2) Les concepts rationnels ou Idées ne peuvent pas conduire à des objets réels, puisque tous ces derniers doivent être contenus dans une expérience possible. Mais ils servent à la raison à guider l'entendement dans sa relation à l'expérience et dans l'usage le plus parfait de ses règles, ou également à montrer que toutes les choses possibles ne sont pas des objets de l'expérience et que les principes de la possibilité de cette dernière ne valent pas pour les choses en soi, ni même pour les objets de l'expérience considérés comme choses en soi.

[...]

Jugements

p. 110-115

§ 17. Définition du jugement en général.

Un jugement est la représentation de l'unité de la conscience de différentes représentations, ou la représentation de leurs rapports en tant qu'elles constituent un concept.

§ 18. Matière et forme des jugements.

Tout jugement possède, à titre d'éléments constitutifs essentiels, une matière et une forme — La matière consiste dans les connaissances données et liées pour l'unité de la conscience dans le jugement ; — la forme du jugement consiste dans la détermination de la manière dont les différentes représentations, en tant que telles, appartiennent à une conscience.

§ 19. Objet de la réflexion logique, — la simple forme des jugements.

La logique faisant abstraction de toute différence réelle ou objective de la connaissance, ne peut pas plus avoir affaire à la matière des jugements qu'au contenu des concepts.
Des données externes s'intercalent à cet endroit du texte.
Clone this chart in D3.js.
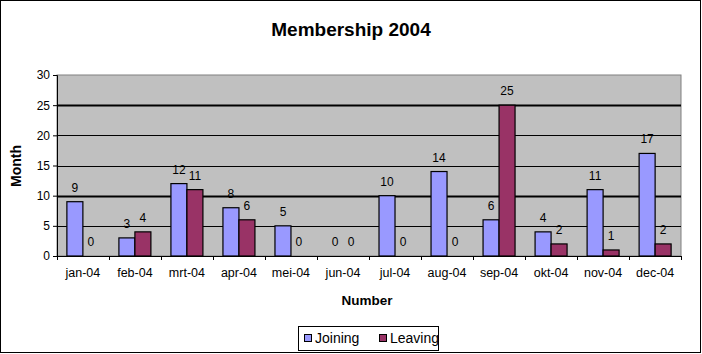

Elle doit donc borner son examen à la différence des jugements au point de vue de leur simple forme.

§ 20. Formes logiques des jugements : quantité, qualité, relation et modalité.

[...]

§ 21. Quantité des jugements : universels, particuliers, singuliers.

[...]

§ 22. Qualité des jugements : affirmatifs, négatifs, indéfinis.

[...]

§ 23. Relation des jugements : catégoriques, hypothétiques, disjonctifs.

[...]

§ 24. Jugements catégoriques.

[...]

§ 25. Jugements hypothétiques.

[...]

[1] Emmanuel Kant, Logique (1800), Vrin 1997 (trad. G. Guillermit).

[2] « L'assentiment est un événement dans notre entendement qui peut reposer sur des fondements objectifs, mais qui doit avoir également des causes subjectives dans l'esprit de celui qui juge... L'assentiment ou la validité subjective du jugement relativement à la conviction (qui a en même temps une valeur objective) comporte les trois degrés que voici : l'opinion, la croyance et le savoir. L'opinion est un assentiment accompagné d'une conscience de son insuffisance aussi bien subjective qu'objective. Si l'assentiment est seulement subjectivement suffisant, tout en étant tenu pour objectivement insuffisant, il se nomme croyance. Enfin l'assentiment suffisant aussi bien subjectivement qu'objectivement s'appelle savoir. » Emmanuel Kant, Critique de la raison pure (1800), GF © 2006.

[3] Le concept, représentation générale, Critique de la raison pure, — A 106, p. 119 :
« Toute connaissance exige un concept, si imparfait ou si obscur qu'il puisse être : or le concept est toujours, quant à sa forme, quelque chose de général et qui sert de règle. Ainsi le concept de corps, selon l'unité du divers qui est pensé grâce à lui, sert de règle à notre connaissance des phénomènes externes. Mais il ne peut être une règle des intuitions que parce qu'il représente en des phénomènes donnés la reproduction nécessaire du divers, par suite, l'unité synthétique dans la conscience que nous en avons. Ainsi le concept de corps rend nécessaire, dans la perception de quelque chose qui est extérieure à nous, la représentation de l'étendue et avec elle, celle d'impénétrabilité, de figure, etc. »

Ibid. — A 103, p. 115-116 :
« Sans la conscience que ce que nous pensons est précisément la même chose que ce que nous pensions un instant auparavant, toute reproduction dans la série des représentations serait vaine... Le mot : concept, pourrait déjà de lui-même nous conduire à cette remarque. Car le concept, c'est une conscience — une, qui réunit en une représentation le divers successivement intuitionné et reproduit. Il se peut qu'en bien des cas cette conscience ne soit que faible, au point que nous ne la relions à la reproduction de la représentation que dans l'effet et non dans l'acte même, c'est-à-dire de façon immédiate ; mais malgré cette différence, il faut pourtant qu'il y ait toujours une conscience, lors même que la clarté marquante lui fait défaut ; autrement les concepts et avec eux la connaissance des objets seraient tout à fait impossibles ».